Our longstanding bullish view on CHF has been motivated by decent domestic data both on the activity and inflation front which should eventually result in reduced FX intervention activity by the SNB.
The past week reinforces the view that activity data remains strong in Switzerland with the KOF leading indicators beating consensus to make a new 3-year high.
The SNB has admittedly continued to intervene in FX markets—it sold CHF 2.9bn last week even though EURCHF was above 1.07—perhaps indicating a more active approach to engineer a squeeze in the cross.
However, interventions are likely to become increasingly given the global political climate.
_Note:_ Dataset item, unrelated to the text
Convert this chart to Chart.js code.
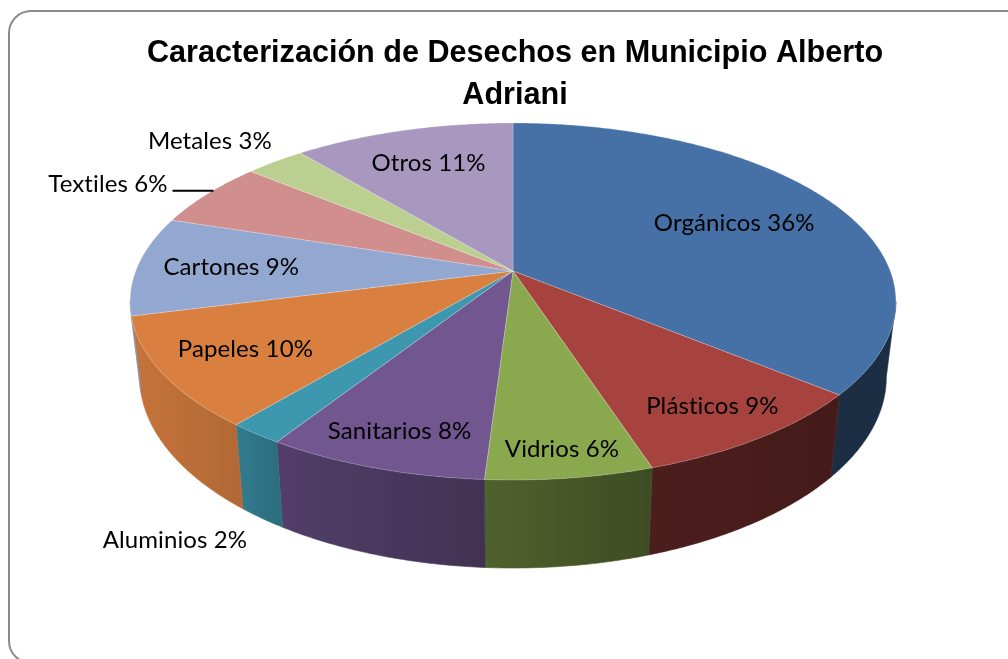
<!DOCTYPE html>
<html lang="es">
<head>
<meta charset="utf-8">
<title>Caracterización de Desechos en Municipio Alberto Adriani</title>
<script src="https://cdn.jsdelivr.net/npm/chart.js@4.4.1/dist/chart.umd.min.js"></script>
<style>
    html, body { margin: 0; padding: 0; background: #fff; overflow: hidden; }
    #wrap { position: relative; width: 1008px; height: 659px; }
    #frame {
        position: absolute; left: 8px; top: 10px; width: 1100px; height: 654px;
        border: 2px solid #8c8c8c; border-radius: 23px; box-sizing: border-box;
    }
    #chart { position: absolute; left: 0; top: 0; }
</style>
</head>
<body>
<div id="wrap">
    <div id="frame"></div>
    <canvas id="chart" width="1008" height="659"></canvas>
</div>
<script>
const categories = ["Orgánicos", "Plásticos", "Vidrios", "Sanitarios", "Aluminios", "Papeles", "Cartones", "Textiles", "Metales", "Otros"];
const percentages = [36, 9, 6, 8, 2, 10, 9, 6, 3, 11];
const sliceColors = ["#4571a7", "#a6433f", "#8aa84e", "#715690", "#3d97ae", "#d98040", "#93a8d0", "#d08e8d", "#bacf90", "#a898c0"];
const titleLines = ["Caracterización de Desechos en Municipio Alberto", "Adriani"];

// how each label sits: r = fraction of the radius, or an outside style
const labelSpots = [
    { r: 0.68 }, { r: 0.83 }, { r: 0.88 }, { r: 0.84 }, { out: "below" },
    { r: 0.78 }, { r: 0.75 }, { out: "leader" }, { out: "corner" }, { r: 0.74 },
];

// perspective view of the disc (screen px)
const VIEW = { cx: 513, cy: 271, a: 377.3, b: 173.3, k: 0.1708, depth: 73, shrink: 0.975 };
// side wall brightness by angle (deg) -> factor
const sideLight = [[0, 0.41], [55, 0.41], [72, 0.45], [94, 0.58], [122, 0.72], [128, 0.82], [170, 0.92], [180, 0.92]];

const proj = (u, v) => {
    const w = 1 - VIEW.k * v;
    return { x: VIEW.cx + VIEW.a * u / w, y: VIEW.cy + VIEW.b * v / w, w };
};
const edge = (t, r = 1) => proj(r * Math.cos(t), r * Math.sin(t));
const bottom = (t) => {
    const p = edge(t);
    return { x: VIEW.cx + VIEW.shrink * (p.x - VIEW.cx), y: p.y + VIEW.depth / p.w };
};

function lightAt(t) {
    const deg = t * 180 / Math.PI;
    for (let i = 1; i < sideLight.length; i += 1) {
        const [d0, f0] = sideLight[i - 1];
        const [d1, f1] = sideLight[i];
        if (deg <= d1) return f0 + (f1 - f0) * (deg - d0) / (d1 - d0);
    }
    return sideLight[sideLight.length - 1][1];
}

function shade(hex, f) {
    const n = parseInt(hex.slice(1), 16);
    const r = Math.round(((n >> 16) & 255) * f);
    const g = Math.round(((n >> 8) & 255) * f);
    const b = Math.round((n & 255) * f);
    return `rgb(${r},${g},${b})`;
}

const STEP = Math.PI / 360;

function drawLabels(chart) {
    const ctx = chart.ctx;
    const arcs = chart.getDatasetMeta(0).data;
    ctx.save();
    ctx.font = "24px Lato";
    // a touch of spacing keeps Lato from joining "ti"
    ctx.letterSpacing = "0.1px";
    ctx.fillStyle = "#000";
    ctx.textBaseline = "middle";
    arcs.forEach((arc, i) => {
        const text = `${categories[i]} ${percentages[i]}%`;
        const mid = (arc.startAngle + arc.endAngle) / 2;
        const spot = labelSpots[i];
        const w = ctx.measureText(text).width;
        ctx.textAlign = "center";
        if (!spot.out) {
            const p = edge(mid, spot.r);
            ctx.fillText(text, p.x, p.y);
        } else if (spot.out === "corner") {
            const p = edge(mid);
            const sx = Math.sign(p.x - VIEW.cx);
            const sy = Math.sign(p.y - VIEW.cy);
            ctx.fillText(text, p.x + sx * (w / 2 + 3), p.y + sy * 20);
        } else if (spot.out === "leader") {
            const p = edge(mid);
            ctx.beginPath();
            ctx.moveTo(p.x + 6, p.y - 3);
            ctx.lineTo(p.x - 35, p.y - 3);
            ctx.strokeStyle = "#000";
            ctx.lineWidth = 2;
            ctx.stroke();
            ctx.textAlign = "right";
            ctx.fillText(text, p.x - 40, p.y - 10);
        } else if (spot.out === "below") {
            const q = bottom(mid);
            ctx.fillText(text, q.x - w / 2 - 15, q.y + 22);
        }
    });
    ctx.restore();
}

const pie3d = {
    id: "pie3d",
    beforeDatasetsDraw(chart) {
        const ctx = chart.ctx;
        const arcs = chart.getDatasetMeta(0).data;
        const tR = Math.asin(VIEW.k);
        const tL = Math.PI - tR;

        ctx.save();
        // side walls of the front half
        arcs.forEach((arc) => {
            const a = Math.max(arc.startAngle, tR);
            const b = Math.min(arc.endAngle, tL);
            if (b <= a) return;
            const color = arc.options.backgroundColor;
            ctx.beginPath();
            for (let t = a; t < b; t += STEP) {
                const p = edge(t);
                t === a ? ctx.moveTo(p.x, p.y) : ctx.lineTo(p.x, p.y);
            }
            const pe = edge(b);
            ctx.lineTo(pe.x, pe.y);
            for (let t = b; t > a; t -= STEP) {
                const q = bottom(t);
                ctx.lineTo(q.x, q.y);
            }
            const qa = bottom(a);
            ctx.lineTo(qa.x, qa.y);
            ctx.closePath();
            const xa = edge(a).x;
            const xb = pe.x;
            const grad = ctx.createLinearGradient(Math.min(xa, xb), 0, Math.max(xa, xb) + 0.01, 0);
            const left = xa < xb ? a : b;
            const right = xa < xb ? b : a;
            grad.addColorStop(0, shade(color, lightAt(left)));
            grad.addColorStop(1, shade(color, lightAt(right)));
            ctx.fillStyle = grad;
            ctx.fill();
            ctx.strokeStyle = grad;
            ctx.lineWidth = 0.6;
            ctx.stroke();
        });

        // top faces
        arcs.forEach((arc) => {
            ctx.beginPath();
            ctx.moveTo(VIEW.cx, VIEW.cy);
            for (let t = arc.startAngle; t < arc.endAngle; t += STEP) {
                const p = edge(t);
                ctx.lineTo(p.x, p.y);
            }
            const pe = edge(arc.endAngle);
            ctx.lineTo(pe.x, pe.y);
            ctx.closePath();
            ctx.fillStyle = arc.options.backgroundColor;
            ctx.fill();
            ctx.strokeStyle = "rgba(255,255,255,0.22)";
            ctx.lineWidth = 1;
            ctx.stroke();
        });
        ctx.restore();
        return false;
    },
    afterDraw(chart) {
        drawLabels(chart);
    },
};

new Chart(document.getElementById("chart"), {
    type: "pie",
    data: {
        labels: categories,
        datasets: [{ data: percentages, backgroundColor: sliceColors, borderWidth: 0 }],
    },
    options: {
        responsive: false,
        animation: false,
        layout: { padding: { left: 22, right: 0, top: 0, bottom: 0 } },
        plugins: {
            legend: { display: false },
            tooltip: { enabled: false },
            title: {
                display: true,
                text: titleLines,
                color: "#000",
                font: { family: "'Liberation Sans', Arial, sans-serif", size: 30.6, weight: "bold", lineHeight: 1.37 },
                padding: { top: 33, bottom: 0 },
            },
        },
    },
    plugins: [pie3d],
});
</script>
</body>
</html>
The Treasury is due to release its semiannual report on currencies on April 14th and Switzerland is again expected to meet the thresholds for two out of the three criteria that the Treasury uses to identify currency manipulators.
Our choice of a put spread is motivated by:
1) The French election calendar should prevent USD/Europe from running away ahead of the second-round presidential runoff on May 7 and the Assembly elections on June 11 and 18, and
2) Digitals are reasonably priced for downside in USDCHF (refer above chart).
The digital profile can be replicated with a vanilla spread.
Buy a 3m 1.0070 - 0.97 USDCHF put spread (spot reference 1.0006).
Stay short EURCHF in spot FX, indicative offer at +0.12%.